Medical reports have revealed uncommon types of cancer in Basra following the occupation, that saw an unprecedented increase from 70 cases per annum in the 1990s up to more than 300 currently, he added.

These figures lead one to almost lose hope over a recovered Iraq.

Urgent development is answer in Sinai

Following the success of Egyptian forces in the recent antiterrorist Operation Eagle in Sinai, news reports revealed that authorities in Cairo have received intelligence about plans by jihadist groups to execute large-scale assaults on security centres in the area using car bombings, said the Dubai-based daily Al Bayan in its lead editorial.

"This raises questions about what is really happening in Sinai," added the paper.

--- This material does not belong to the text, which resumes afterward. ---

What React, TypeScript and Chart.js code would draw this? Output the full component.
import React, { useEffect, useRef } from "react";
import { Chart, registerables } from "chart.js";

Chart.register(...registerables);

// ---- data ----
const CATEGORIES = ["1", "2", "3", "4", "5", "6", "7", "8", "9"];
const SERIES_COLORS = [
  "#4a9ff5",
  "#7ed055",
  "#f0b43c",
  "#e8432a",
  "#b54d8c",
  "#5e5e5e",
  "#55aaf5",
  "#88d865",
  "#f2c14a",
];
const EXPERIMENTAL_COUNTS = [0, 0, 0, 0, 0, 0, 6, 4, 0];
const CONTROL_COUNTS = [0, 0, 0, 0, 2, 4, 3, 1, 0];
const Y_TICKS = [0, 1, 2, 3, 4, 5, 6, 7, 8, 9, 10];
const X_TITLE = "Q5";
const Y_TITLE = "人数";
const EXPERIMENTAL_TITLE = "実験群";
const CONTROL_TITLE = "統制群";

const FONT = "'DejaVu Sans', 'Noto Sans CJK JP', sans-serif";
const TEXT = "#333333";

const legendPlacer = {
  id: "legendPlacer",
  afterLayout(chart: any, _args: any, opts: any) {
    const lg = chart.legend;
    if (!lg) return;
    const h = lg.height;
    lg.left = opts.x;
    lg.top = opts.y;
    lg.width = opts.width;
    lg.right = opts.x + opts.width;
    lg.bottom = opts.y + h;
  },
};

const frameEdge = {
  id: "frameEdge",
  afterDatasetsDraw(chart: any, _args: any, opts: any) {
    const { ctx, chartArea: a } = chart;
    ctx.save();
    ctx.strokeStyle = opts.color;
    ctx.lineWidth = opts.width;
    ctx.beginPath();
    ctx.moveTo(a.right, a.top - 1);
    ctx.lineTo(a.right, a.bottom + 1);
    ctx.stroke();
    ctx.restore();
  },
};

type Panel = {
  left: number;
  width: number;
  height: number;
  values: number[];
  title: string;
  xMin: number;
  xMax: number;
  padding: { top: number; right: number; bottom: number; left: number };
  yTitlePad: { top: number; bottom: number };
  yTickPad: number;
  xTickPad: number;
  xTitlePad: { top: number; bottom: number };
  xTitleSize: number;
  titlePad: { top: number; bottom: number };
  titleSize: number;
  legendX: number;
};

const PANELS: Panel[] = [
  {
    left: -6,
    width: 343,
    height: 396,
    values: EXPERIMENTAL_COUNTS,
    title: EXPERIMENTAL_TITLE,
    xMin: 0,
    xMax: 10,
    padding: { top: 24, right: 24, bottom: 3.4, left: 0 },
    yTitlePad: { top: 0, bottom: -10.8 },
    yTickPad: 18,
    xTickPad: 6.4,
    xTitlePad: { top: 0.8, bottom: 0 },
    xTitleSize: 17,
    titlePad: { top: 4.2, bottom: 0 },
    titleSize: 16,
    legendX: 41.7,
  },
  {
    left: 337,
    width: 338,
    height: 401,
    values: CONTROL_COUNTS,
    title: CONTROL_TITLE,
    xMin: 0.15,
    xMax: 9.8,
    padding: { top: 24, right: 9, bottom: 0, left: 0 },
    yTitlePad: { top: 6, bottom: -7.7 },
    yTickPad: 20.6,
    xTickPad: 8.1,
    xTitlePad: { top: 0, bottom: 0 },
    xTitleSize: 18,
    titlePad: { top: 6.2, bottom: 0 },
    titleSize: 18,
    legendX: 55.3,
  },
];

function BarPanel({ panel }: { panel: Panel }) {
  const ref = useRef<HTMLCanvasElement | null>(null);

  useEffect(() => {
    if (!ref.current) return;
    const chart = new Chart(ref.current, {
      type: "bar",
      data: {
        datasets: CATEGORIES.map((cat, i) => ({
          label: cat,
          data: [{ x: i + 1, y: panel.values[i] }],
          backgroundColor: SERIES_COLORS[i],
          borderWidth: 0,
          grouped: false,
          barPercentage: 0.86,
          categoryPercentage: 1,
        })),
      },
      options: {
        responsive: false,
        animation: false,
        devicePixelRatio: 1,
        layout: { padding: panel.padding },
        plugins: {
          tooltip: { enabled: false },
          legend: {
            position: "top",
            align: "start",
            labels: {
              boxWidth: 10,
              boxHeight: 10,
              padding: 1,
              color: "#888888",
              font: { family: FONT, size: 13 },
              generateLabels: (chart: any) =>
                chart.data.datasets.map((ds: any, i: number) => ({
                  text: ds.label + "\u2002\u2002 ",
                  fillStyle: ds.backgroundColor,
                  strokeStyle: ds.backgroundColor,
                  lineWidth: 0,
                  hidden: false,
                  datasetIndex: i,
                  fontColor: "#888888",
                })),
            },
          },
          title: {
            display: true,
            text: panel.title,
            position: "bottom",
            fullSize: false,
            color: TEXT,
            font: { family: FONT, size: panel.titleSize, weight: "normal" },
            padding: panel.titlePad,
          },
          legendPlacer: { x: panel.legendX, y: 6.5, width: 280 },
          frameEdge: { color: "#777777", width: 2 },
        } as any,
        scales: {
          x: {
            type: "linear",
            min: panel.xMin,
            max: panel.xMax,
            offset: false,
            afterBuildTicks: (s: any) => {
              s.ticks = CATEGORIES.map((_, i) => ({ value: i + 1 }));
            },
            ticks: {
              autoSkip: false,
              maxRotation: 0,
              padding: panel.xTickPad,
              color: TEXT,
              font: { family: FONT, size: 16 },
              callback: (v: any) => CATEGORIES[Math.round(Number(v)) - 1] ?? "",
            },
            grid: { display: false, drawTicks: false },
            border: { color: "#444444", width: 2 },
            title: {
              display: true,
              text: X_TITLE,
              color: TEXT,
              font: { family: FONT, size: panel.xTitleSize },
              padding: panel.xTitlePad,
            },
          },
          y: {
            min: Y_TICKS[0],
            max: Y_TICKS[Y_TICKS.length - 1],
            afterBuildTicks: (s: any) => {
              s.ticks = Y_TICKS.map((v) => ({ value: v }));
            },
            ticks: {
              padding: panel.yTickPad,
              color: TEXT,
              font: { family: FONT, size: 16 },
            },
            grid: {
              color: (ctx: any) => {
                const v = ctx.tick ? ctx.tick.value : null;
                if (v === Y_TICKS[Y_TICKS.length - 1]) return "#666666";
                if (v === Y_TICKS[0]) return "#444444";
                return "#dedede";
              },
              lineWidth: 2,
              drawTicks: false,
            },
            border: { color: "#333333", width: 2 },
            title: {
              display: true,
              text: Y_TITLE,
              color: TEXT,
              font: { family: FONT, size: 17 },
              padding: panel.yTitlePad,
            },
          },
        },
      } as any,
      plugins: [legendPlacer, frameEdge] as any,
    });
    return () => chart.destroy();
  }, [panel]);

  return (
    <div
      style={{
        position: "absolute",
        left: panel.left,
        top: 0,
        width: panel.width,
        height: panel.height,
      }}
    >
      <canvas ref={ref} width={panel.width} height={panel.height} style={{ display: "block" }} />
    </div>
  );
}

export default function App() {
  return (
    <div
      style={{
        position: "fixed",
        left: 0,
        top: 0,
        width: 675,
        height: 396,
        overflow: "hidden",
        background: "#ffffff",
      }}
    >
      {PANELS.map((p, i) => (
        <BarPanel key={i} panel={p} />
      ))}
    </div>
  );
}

Since the beginning of Operation Eagle, there have been various interpretations of the situation coupled with increased security fears of retaliation actions.

"There is talk of 3,000 to 5,000 militants and militiamen operating in the middle of Sinai and controlling large expanses, as well as Al Qaeda affiliated groups that use state-of-the-art weaponry," said the paper.

Some analysts suspect an Israeli implication in the unrest that aims at distracting Egypt through a war of attrition. The suggestion isn't far-fetched, since Israel has always tried to weaken its neighbours to guarantee its own predominance in the region.

Amid this ambiguity, the one truth is that the development of Sinai would be the right solution for the situation - otherwise Sinai will be a constant bleeding wound that exhausts Egypt's capabilities, suggested Al Bayan.